What is needed: Repeat the material exactly from its first line to the line that includes "import * as". Skip pictures.

Data section:
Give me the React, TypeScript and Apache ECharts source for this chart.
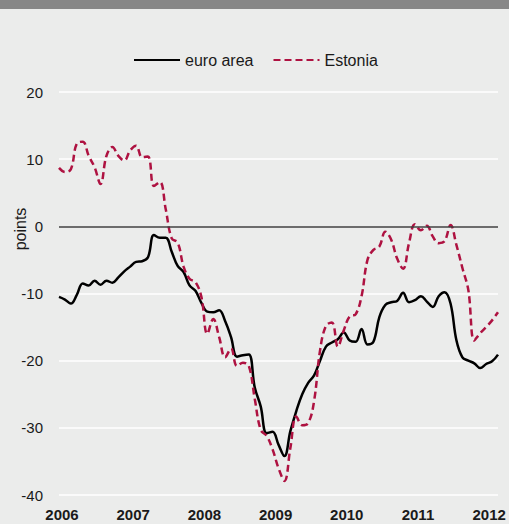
import React, { useEffect, useRef } from "react";
import * as echarts from "echarts";

// Monthly values, Jan 2006 onward (points)
const euroArea = [
  -10.5, -10.9, -11.5, -10.2, -8.5, -8.8, -8.1, -8.7, -8.1, -8.4, -7.6, -6.7,
  -6.0, -5.3, -5.2, -4.6, -1.3, -1.7, -1.7, -3.8, -5.9, -6.8, -8.8, -9.6,
  -11.4, -12.7, -12.8, -12.5, -14.1, -16.5, -19.4, -19.2, -19.1, -24.0, -26.8, -30.8,
  -30.6, -32.5, -34.2, -30.5, -27.5, -25.0, -23.3, -22.2, -20.0, -17.9, -17.3, -16.8,
  -15.8, -17.0, -17.2, -15.3, -17.6, -17.2, -13.5, -11.7, -11.3, -11.1, -9.9, -11.3,
  -11.0, -10.4, -11.2, -12.0, -10.4, -9.8, -11.5, -17.0, -19.5, -20.0, -20.4, -21.1,
  -20.5, -20.1, -19.1,
];
const estonia = [
  8.7, 8.1, 8.5, 12.3, 12.6, 10.5, 8.8, 6.3, 10.5, 11.8, 10.5, 9.8,
  11.3, 12.0, 10.3, 10.4, 6.0, 6.6, 2.5, -1.8, -2.4, -6.0, -7.8, -8.3,
  -10.5, -16.0, -13.8, -16.5, -19.5, -18.2, -20.8, -20.3, -20.8, -25.7, -30.3, -31.2,
  -33.2, -36.0, -37.9, -33.0, -28.3, -29.6, -29.3, -26.0, -18.5, -14.8, -14.3, -17.9,
  -15.5, -13.4, -13.1, -10.4, -5.0, -3.5, -3.0, -0.8, -2.0, -4.8, -6.3, -2.5,
  0.3, -0.6, 0.1, -1.5, -2.5, -2.2, 0.2, -2.8, -6.2, -9.5, -17.0, -15.9,
  -15.0, -14.0, -12.8,
];
const startYear = 2006;
const yearLabels = ["2006", "2007", "2008", "2009", "2010", "2011", "2012"];
const seriesNames = ["euro area", "Estonia"];
const yAxisName = "points";

const FONT = "'Liberation Sans', Arial, Helvetica, sans-serif";

export default function App() {
  const ref = useRef<HTMLDivElement>(null);
  useEffect(() => {
    if (!ref.current) return;
    const chart = echarts.init(ref.current, undefined, { renderer: "svg" });
    const toPairs = (arr: number[]) => arr.map((v, i) => [i, v]);
    chart.setOption({
      animation: false,
      backgroundColor: "#EBECEB",
      textStyle: { fontFamily: FONT },
      grid: { left: 59, right: 11, top: 92, bottom: 29, containLabel: false },
      legend: {
        left: 133,
        top: 52,
        padding: 0,
        itemWidth: 46,
        itemHeight: 14,
        itemGap: 19,
        itemStyle: { opacity: 0 },
        textStyle: { fontSize: 16, color: "#1a1a1a", fontFamily: FONT },
        data: seriesNames,
      },
      graphic: [
        { type: "rect", left: 0, top: 0, shape: { width: 509, height: 9 }, style: { fill: "#878787" } },
        {
          type: "text",
          x: 20,
          y: 229,
          rotation: Math.PI / 2,
          style: {
            text: yAxisName,
            fontSize: 16,
            fontFamily: FONT,
            fill: "#1a1a1a",
            align: "center",
            verticalAlign: "middle",
          },
        },
      ],
      xAxis: {
        type: "value",
        min: 0,
        max: 74,
        interval: 12,
        axisLine: { show: false },
        axisTick: { show: false },
        splitLine: { show: false },
        axisLabel: {
          margin: 12,
          fontSize: 15,
          fontWeight: "bold",
          color: "#1a1a1a",
          fontFamily: FONT,
          padding: [0, 0, 0, 6],
          formatter: (v: number) => (v % 12 === 0 ? yearLabels[v / 12] ?? String(startYear + v / 12) : ""),
        },
      },
      yAxis: {
        type: "value",
        min: -40,
        max: 20,
        interval: 10,
        axisLine: { show: false },
        axisTick: { show: false },
        splitLine: { show: true, lineStyle: { color: "#FFFFFF", width: 1.5 } },
        axisLabel: { margin: 16, fontSize: 15, color: "#1a1a1a", fontFamily: FONT },
      },
      series: [
        {
          name: seriesNames[0],
          type: "line",
          data: toPairs(euroArea),
          symbol: "none",
          smooth: 0.4,
          clip: false,
          lineStyle: { color: "#000000", width: 2.5 },
          itemStyle: { color: "#000000" },
          markLine: {
            silent: true,
            symbol: "none",
            label: { show: false },
            lineStyle: { color: "#3c3c3c", width: 1.5, type: "solid" },
            data: [{ yAxis: 0 }],
          },
        },
        {
          name: seriesNames[1],
          type: "line",
          data: toPairs(estonia),
          symbol: "none",
          smooth: 0.4,
          clip: false,
          lineStyle: { color: "#AE1241", width: 2.5, type: [7, 4] },
          itemStyle: { color: "#AE1241" },
        },
      ],
    });
    return () => chart.dispose();
  }, []);
  return (
    <div
      ref={ref}
      style={{ position: "fixed", left: 0, top: 0, width: 509, height: 524 }}
    />
  );
}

Exercise result:
Give me the React, TypeScript and Apache ECharts source for this chart.
import React, { useEffect, useRef } from "react";
import * as echarts from "echarts";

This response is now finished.